Question

The drawing shows six point charges arranged in a rectangle. The value of q is 7.35 μC, and the distance d is 0.484 m. Find the total electric potential at location P, which is at the center of the rectangle.

Answer 1

You didn't provide the figure but I can provide you with the method to solve or the final equation so that you can put in the values and can get the final numerical result.

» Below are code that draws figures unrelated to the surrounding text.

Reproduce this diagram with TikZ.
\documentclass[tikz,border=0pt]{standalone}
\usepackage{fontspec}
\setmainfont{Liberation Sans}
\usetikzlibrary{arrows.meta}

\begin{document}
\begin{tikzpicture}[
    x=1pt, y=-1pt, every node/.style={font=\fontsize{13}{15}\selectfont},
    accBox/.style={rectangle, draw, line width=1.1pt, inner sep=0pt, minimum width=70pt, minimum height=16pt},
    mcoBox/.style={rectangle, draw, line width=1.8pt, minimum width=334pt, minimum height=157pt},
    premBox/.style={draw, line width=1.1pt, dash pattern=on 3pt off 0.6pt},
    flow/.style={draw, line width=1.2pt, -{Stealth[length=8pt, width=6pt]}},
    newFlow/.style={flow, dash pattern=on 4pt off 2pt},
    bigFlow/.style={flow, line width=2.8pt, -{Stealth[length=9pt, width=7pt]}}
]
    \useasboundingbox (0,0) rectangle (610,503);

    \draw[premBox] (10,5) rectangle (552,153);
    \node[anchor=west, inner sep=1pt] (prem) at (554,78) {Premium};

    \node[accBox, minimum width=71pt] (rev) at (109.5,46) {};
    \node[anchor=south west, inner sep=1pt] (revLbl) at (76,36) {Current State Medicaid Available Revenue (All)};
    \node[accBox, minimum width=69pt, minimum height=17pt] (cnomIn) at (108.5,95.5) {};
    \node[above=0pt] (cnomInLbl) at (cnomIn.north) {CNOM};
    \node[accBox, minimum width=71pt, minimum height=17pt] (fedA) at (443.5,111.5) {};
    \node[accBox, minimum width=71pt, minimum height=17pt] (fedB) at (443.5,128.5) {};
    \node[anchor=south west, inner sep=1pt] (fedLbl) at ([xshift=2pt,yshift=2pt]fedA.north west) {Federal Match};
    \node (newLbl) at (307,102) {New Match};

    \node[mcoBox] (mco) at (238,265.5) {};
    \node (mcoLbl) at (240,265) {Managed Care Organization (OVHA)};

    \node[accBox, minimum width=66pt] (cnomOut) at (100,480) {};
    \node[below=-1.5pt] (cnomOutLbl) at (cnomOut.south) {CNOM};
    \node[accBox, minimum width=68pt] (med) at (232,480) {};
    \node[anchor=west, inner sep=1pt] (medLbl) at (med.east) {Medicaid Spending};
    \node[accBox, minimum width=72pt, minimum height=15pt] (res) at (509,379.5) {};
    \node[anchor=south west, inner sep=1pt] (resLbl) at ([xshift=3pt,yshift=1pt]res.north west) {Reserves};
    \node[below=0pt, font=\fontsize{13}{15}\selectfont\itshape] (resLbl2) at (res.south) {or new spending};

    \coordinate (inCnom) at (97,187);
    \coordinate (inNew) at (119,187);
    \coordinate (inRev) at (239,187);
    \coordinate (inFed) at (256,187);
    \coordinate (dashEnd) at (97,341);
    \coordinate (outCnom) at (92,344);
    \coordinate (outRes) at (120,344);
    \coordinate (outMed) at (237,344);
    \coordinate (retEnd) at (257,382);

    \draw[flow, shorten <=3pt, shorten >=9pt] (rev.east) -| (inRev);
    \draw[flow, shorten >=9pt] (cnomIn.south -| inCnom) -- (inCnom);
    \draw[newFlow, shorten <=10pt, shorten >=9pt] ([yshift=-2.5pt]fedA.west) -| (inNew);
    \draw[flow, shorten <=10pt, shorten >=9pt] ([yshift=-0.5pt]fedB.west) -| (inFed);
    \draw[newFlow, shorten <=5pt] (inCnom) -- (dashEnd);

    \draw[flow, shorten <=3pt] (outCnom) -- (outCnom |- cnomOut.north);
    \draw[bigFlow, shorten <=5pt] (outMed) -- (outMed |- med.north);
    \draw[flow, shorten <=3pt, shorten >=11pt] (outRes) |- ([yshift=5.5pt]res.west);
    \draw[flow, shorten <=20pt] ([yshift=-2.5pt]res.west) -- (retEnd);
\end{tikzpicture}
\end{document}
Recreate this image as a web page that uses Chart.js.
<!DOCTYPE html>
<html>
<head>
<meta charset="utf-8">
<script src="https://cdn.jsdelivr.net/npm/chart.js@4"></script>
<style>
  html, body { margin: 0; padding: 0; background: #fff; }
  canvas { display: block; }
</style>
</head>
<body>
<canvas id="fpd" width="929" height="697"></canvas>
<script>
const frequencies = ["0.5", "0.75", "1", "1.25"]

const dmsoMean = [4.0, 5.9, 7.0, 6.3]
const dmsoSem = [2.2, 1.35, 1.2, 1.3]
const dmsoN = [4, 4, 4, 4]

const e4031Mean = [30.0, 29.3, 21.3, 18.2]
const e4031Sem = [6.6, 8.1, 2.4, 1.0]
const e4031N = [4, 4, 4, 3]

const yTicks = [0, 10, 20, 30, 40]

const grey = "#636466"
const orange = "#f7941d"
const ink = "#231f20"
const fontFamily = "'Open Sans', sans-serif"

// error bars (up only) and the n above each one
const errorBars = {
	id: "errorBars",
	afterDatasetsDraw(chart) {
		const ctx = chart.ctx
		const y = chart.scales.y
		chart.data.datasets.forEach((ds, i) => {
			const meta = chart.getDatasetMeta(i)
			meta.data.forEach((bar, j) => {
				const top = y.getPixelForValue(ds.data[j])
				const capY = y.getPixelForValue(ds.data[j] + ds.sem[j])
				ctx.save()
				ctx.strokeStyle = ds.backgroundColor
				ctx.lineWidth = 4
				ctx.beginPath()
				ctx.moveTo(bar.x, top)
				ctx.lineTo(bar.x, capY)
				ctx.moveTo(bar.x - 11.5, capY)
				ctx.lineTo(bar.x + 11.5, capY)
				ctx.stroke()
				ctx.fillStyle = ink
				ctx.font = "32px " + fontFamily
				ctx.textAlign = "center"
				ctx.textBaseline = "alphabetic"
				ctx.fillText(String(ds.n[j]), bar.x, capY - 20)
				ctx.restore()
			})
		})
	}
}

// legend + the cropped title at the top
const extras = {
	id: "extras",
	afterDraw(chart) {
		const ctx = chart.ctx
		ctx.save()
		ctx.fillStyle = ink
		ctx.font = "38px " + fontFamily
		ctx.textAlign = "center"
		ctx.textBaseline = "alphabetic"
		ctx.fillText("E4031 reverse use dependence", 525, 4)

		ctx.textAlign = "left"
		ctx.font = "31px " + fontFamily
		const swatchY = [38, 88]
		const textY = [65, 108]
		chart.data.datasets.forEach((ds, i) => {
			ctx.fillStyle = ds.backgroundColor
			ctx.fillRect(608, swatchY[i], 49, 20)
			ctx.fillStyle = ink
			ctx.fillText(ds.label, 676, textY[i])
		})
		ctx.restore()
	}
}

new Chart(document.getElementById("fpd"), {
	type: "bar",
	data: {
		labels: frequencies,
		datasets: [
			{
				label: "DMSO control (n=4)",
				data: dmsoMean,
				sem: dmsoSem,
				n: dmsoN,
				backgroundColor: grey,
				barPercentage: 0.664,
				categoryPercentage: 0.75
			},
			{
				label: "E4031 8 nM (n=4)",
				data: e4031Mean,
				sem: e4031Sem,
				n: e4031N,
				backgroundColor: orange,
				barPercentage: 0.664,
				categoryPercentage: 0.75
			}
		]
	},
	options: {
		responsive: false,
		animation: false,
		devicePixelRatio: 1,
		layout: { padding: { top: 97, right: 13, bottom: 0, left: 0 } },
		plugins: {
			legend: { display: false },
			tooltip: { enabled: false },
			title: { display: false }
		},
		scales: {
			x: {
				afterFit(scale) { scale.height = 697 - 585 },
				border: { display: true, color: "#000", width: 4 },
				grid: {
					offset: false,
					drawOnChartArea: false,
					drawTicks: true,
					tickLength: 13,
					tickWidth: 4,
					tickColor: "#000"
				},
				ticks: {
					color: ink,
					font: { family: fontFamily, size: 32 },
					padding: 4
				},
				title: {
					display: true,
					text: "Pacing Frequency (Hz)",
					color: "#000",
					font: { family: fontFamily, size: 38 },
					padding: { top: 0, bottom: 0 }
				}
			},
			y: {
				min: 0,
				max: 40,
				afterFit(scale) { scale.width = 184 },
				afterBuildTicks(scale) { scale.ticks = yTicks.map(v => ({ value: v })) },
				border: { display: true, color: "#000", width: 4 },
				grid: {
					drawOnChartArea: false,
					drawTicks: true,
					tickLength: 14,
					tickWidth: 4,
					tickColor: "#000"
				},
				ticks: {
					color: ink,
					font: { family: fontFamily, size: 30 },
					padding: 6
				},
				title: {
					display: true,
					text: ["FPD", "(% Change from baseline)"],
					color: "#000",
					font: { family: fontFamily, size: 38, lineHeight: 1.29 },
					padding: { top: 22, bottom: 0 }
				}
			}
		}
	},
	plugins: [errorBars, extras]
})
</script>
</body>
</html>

Now we know that Electric Potential is given by

$V= \frac{q}{4 \pi \varepsilon _o r}$

where q= charge

r= distance of the charge from a point at which Potential is to calculate.

Also since Potential is a scalar quantity thus we get added normally.

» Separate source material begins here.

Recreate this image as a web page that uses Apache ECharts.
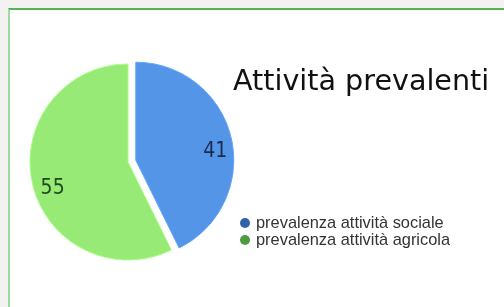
<!DOCTYPE html>
<html>
<head>
<meta charset="utf-8">
<script src="https://cdn.jsdelivr.net/npm/echarts@6/dist/echarts.min.js"></script>
<style>
html, body { margin: 0; padding: 0; background: #f3f2f0; }
#panel { position: absolute; left: 8px; top: 8px; width: 496px; height: 299px; background: #fff;
  border-top: 2px solid #57b257; border-left: 2px solid #9fd99f; box-sizing: border-box; }
#main { position: absolute; left: 0; top: 0; width: 504px; height: 307px; }
</style>
</head>
<body>
<div id="panel"></div>
<div id="main"></div>
<script>
var categories = ['prevalenza attività sociale', 'prevalenza attività agricola'];
var values = [41, 55];
var sliceColors = ['#5595e8', '#97ea76'];
var labelColors = ['#1b2a4e', '#1f4a1d'];
var legendColors = ['#2f63a8', '#4e9c3f'];

var dom = document.getElementById('main');
var myChart = echarts.init(dom);
window.onresize = function () {
	myChart.resize();
};

var center = [128, 162];
var R = 98;
var labelShift = [2, 9];

function pieData(withStyle) {
	return categories.map(function (name, i) {
		return {
			name: name,
			value: values[i],
			selected: i === 0,
			itemStyle: withStyle ? {
				color: sliceColors[i],
				borderColor: echarts.color.lift(sliceColors[i], -0.12),
				borderWidth: 1
			} : { color: 'rgba(0,0,0,0)', borderWidth: 0 },
			label: { color: labelColors[i], offset: labelShift },
			select: { label: { color: labelColors[i], offset: labelShift } }
		};
	});
}

var option = {
	backgroundColor: 'transparent',
	animation: false,
	title: {
		text: 'Attività prevalenti',
		left: 228,
		top: 63,
		textStyle: {
			fontFamily: 'DejaVu Sans',
			fontWeight: 'normal',
			fontSize: 28.6,
			color: '#111'
		}
	},
	legend: {
		orient: 'vertical',
		left: 235,
		top: 210,
		itemGap: 1,
		itemWidth: 10,
		itemHeight: 10,
		icon: 'circle',
		selectedMode: false,
		textStyle: {
			fontFamily: 'Liberation Sans',
			fontSize: 16.4,
			color: '#333',
			padding: [0, 0, 0, 1]
		},
		data: categories.map(function (name, i) {
			return { name: name, itemStyle: { color: legendColors[i], borderWidth: 0 } };
		})
	},
	series: [{
		type: 'pie',
		center: center,
		radius: [0, R],
		startAngle: 90,
		clockwise: true,
		selectedMode: 'single',
		selectedOffset: 8,
		label: { show: false },
		labelLine: { show: false },
		emphasis: { disabled: true },
		data: pieData(true)
	}, {
		type: 'pie',
		center: center,
		radius: [R * 0.56, R],
		startAngle: 90,
		clockwise: true,
		silent: true,
		selectedMode: 'single',
		selectedOffset: 8,
		label: {
			show: true,
			position: 'inside',
			formatter: '{c}',
			fontFamily: 'DejaVu Sans Condensed',
			fontSize: 21,
			offset: labelShift
		},
		labelLine: { show: false },
		data: pieData(false)
	}]
};

myChart.setOption(option, true);
</script>
</body>
</html>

Hence Net Potential at the point P will be

  

or $V_p= \frac{q_1}{4 \pi \epsilon _o r_{1p}}+\frac{q_2}{4 \pi \epsilon _o r_{2p}}+\frac{q_3}{4 \pi \epsilon _o r_{3p}}+\frac{q_4}{4 \pi \epsilon _o r_{4p}}+\frac{q_5}{4 \pi \epsilon _o r_{5p}}+\frac{q_6}{4 \pi \epsilon _o r_{6p}}$

$V_p= \frac{1}{4 \pi \epsilon _o}[\frac{q_1}{r_{1p}}+\frac{q_2}{r_{2p}}+\frac{q_3}{r_{3p}}+\frac{q_4}{ r_{4p}}+\frac{q_5}{r_{5p}}+\frac{q_6}{r_{6p}}]$

$V_p= \frac{1}{4 \times 3.14 \times 8.85 \times 10^{-12}}[\frac{q_1}{r_{1p}}+\frac{q_2}{r_{2p}}+\frac{q_3}{r_{3p}}+\frac{q_4}{ r_{4p}}+\frac{q_5}{r_{5p}}+\frac{q_6}{r_{6p}}]$

$V_p= (8.99 \times 10^{9})[\frac{q_1}{r_{1p}}+\frac{q_2}{r_{2p}}+\frac{q_3}{r_{3p}}+\frac{q_4}{ r_{4p}}+\frac{q_5}{r_{5p}}+\frac{q_6}{r_{6p}}]$ ......................(1)

where r_1p, r_2p, r_3p, r_4p, r_5p and r_6p are the distance of all six charges respectively from point P.

Thus from the figure you can find out the distances and charges' values and can get the final numerical value by putting all in equation 1.